### Short exercise
Locate, in the data below, the line that contains "Generate a component" and the line that contains "const rightTicks = [-400, -300, -200, -100, 0, 100, 200];"; reproduce exactly those two lines and every line between them, nothing more.

--

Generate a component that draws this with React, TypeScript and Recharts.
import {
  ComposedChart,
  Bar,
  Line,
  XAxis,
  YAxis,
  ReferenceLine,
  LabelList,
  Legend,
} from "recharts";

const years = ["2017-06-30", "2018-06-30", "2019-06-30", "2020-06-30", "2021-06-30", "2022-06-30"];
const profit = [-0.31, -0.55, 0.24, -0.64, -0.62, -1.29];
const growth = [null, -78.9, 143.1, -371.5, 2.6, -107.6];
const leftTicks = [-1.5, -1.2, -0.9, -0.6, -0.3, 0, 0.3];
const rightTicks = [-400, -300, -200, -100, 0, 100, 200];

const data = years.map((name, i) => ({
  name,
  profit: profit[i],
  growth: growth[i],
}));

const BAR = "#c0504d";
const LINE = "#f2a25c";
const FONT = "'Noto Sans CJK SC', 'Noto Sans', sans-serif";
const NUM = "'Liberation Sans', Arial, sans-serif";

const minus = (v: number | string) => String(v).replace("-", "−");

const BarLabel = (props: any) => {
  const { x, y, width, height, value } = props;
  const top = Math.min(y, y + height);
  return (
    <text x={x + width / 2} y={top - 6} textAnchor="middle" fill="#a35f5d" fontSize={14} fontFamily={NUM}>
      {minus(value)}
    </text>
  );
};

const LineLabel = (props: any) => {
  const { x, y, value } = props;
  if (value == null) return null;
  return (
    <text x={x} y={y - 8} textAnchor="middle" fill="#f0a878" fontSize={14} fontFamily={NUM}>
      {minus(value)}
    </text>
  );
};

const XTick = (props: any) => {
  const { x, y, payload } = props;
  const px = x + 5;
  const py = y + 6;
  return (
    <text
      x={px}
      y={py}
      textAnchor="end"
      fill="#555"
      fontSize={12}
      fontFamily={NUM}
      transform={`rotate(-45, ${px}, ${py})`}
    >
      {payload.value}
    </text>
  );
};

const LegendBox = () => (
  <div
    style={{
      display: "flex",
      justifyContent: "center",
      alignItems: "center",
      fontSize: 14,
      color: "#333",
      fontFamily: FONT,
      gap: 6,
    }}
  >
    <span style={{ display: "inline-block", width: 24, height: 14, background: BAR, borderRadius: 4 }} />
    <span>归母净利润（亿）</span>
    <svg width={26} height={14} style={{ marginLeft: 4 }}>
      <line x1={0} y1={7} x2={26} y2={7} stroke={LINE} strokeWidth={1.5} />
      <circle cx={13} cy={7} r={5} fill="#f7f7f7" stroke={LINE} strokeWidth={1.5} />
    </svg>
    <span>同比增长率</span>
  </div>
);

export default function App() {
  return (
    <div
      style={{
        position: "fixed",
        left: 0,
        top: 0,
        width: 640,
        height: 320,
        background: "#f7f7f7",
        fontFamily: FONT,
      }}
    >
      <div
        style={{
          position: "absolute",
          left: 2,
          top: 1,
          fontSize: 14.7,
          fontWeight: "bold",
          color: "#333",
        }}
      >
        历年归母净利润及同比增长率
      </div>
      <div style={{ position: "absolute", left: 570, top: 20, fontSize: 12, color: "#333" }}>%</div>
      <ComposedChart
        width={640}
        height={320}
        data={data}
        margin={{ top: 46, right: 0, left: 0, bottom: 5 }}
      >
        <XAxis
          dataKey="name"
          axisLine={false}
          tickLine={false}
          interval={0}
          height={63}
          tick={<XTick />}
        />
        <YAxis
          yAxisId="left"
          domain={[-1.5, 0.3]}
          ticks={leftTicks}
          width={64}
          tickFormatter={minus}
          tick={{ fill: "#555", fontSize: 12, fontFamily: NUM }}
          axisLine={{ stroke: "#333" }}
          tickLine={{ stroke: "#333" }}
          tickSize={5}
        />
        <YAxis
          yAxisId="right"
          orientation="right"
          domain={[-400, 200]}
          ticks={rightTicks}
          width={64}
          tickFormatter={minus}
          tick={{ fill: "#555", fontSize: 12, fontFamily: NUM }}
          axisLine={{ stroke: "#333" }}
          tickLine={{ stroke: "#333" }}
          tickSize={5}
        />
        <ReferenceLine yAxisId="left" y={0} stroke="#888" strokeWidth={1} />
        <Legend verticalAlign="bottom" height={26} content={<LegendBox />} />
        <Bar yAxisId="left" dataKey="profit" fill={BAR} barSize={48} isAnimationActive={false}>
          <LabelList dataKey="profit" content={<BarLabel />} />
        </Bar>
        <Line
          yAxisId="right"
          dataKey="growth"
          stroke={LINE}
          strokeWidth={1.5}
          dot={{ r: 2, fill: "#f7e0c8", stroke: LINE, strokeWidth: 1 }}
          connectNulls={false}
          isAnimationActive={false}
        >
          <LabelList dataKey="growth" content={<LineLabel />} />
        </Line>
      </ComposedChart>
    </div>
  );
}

--

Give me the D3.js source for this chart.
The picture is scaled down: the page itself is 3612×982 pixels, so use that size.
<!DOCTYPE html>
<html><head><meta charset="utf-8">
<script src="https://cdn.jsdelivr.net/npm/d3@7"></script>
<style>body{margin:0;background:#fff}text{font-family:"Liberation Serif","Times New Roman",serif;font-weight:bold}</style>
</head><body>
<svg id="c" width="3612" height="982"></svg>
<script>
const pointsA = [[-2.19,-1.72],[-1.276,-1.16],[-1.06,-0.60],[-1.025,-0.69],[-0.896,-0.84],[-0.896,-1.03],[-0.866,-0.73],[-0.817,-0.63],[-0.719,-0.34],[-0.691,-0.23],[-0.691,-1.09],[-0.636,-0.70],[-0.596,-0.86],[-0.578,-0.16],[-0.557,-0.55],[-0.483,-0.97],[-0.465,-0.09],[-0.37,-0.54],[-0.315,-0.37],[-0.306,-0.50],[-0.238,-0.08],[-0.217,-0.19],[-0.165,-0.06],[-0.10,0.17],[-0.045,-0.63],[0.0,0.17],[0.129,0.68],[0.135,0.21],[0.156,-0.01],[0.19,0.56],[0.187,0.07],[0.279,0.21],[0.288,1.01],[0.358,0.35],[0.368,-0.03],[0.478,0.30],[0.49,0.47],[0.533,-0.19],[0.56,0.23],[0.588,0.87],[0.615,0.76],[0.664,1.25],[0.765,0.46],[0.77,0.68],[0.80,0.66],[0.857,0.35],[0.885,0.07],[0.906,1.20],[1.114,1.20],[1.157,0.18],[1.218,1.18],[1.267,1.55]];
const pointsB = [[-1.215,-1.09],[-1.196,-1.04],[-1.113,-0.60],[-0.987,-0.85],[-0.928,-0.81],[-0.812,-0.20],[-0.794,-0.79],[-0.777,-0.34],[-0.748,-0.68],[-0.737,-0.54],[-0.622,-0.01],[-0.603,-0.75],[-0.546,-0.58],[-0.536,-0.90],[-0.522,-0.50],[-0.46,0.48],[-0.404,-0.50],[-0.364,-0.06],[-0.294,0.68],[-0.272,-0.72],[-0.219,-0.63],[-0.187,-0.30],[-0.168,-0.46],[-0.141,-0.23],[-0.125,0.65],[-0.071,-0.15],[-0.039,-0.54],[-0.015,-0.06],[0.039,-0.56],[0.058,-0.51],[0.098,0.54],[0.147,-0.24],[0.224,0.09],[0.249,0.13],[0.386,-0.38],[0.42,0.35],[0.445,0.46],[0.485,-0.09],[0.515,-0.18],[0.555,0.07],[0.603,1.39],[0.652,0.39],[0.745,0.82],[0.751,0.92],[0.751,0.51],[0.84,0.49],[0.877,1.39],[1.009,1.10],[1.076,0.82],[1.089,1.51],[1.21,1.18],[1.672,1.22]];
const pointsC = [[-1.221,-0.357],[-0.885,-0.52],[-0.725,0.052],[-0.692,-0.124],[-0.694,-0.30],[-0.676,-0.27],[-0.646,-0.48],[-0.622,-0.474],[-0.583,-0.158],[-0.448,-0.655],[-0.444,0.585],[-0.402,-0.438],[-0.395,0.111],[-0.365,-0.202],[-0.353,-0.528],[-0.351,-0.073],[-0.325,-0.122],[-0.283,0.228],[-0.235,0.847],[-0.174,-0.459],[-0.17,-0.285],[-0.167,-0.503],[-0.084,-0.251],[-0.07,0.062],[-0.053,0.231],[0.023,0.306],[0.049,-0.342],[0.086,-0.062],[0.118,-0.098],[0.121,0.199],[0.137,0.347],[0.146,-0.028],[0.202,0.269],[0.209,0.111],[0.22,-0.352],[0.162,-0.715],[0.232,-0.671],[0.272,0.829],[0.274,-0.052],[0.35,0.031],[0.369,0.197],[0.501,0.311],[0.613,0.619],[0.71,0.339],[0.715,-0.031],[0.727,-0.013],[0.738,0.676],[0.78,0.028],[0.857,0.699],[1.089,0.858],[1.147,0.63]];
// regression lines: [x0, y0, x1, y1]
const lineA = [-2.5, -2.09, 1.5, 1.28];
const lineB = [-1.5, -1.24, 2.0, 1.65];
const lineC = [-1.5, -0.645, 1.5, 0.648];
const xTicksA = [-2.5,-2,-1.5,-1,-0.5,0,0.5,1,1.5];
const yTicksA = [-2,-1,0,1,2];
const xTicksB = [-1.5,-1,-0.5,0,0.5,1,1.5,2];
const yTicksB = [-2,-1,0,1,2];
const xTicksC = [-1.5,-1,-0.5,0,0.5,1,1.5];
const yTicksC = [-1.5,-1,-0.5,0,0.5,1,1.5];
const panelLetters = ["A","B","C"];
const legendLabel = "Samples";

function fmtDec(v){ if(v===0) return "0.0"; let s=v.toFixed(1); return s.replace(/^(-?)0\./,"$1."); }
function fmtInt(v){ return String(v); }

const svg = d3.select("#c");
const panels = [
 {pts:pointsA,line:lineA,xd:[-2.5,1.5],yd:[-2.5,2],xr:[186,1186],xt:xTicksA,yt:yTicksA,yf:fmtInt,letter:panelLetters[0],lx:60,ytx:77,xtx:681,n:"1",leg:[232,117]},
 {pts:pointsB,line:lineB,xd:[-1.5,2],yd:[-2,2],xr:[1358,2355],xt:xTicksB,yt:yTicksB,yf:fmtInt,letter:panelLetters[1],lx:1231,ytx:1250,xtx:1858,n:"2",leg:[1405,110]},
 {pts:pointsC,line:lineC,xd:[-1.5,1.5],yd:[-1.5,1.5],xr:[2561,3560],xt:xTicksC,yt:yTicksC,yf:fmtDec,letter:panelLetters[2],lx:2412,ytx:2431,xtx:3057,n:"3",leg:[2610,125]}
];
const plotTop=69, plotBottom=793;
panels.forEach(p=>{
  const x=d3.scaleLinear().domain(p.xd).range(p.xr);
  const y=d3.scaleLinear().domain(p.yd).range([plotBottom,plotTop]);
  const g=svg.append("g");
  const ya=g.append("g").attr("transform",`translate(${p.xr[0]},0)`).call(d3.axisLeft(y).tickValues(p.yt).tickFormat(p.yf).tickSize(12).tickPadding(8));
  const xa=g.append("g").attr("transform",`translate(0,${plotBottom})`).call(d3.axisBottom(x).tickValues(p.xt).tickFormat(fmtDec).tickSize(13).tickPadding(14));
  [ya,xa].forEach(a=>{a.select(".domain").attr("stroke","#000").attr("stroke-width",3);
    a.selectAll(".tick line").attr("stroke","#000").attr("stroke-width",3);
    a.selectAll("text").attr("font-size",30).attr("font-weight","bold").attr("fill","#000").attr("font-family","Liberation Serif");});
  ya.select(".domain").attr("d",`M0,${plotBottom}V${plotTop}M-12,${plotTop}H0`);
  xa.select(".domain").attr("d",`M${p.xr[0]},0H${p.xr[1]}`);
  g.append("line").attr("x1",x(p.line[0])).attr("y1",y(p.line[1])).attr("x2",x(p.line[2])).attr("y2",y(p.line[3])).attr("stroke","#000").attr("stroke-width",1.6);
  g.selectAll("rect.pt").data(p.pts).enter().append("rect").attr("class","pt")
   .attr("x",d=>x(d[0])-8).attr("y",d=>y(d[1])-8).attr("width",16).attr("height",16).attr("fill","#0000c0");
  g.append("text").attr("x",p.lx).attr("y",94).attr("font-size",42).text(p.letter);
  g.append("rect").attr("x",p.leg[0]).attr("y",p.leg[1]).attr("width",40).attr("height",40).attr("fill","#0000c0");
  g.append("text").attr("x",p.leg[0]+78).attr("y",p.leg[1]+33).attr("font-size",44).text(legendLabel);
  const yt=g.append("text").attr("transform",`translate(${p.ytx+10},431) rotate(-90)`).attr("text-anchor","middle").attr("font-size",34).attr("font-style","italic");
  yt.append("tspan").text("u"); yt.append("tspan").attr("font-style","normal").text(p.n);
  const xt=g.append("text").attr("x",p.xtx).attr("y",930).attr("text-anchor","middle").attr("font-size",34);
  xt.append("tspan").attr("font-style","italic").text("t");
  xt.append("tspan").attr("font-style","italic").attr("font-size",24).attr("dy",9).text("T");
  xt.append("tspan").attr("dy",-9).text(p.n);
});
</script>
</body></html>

--

### Answer below
Generate a component that draws this with React, TypeScript and Recharts.
import {
  ComposedChart,
  Bar,
  Line,
  XAxis,
  YAxis,
  ReferenceLine,
  LabelList,
  Legend,
} from "recharts";

const years = ["2017-06-30", "2018-06-30", "2019-06-30", "2020-06-30", "2021-06-30", "2022-06-30"];
const profit = [-0.31, -0.55, 0.24, -0.64, -0.62, -1.29];
const growth = [null, -78.9, 143.1, -371.5, 2.6, -107.6];
const leftTicks = [-1.5, -1.2, -0.9, -0.6, -0.3, 0, 0.3];
const rightTicks = [-400, -300, -200, -100, 0, 100, 200];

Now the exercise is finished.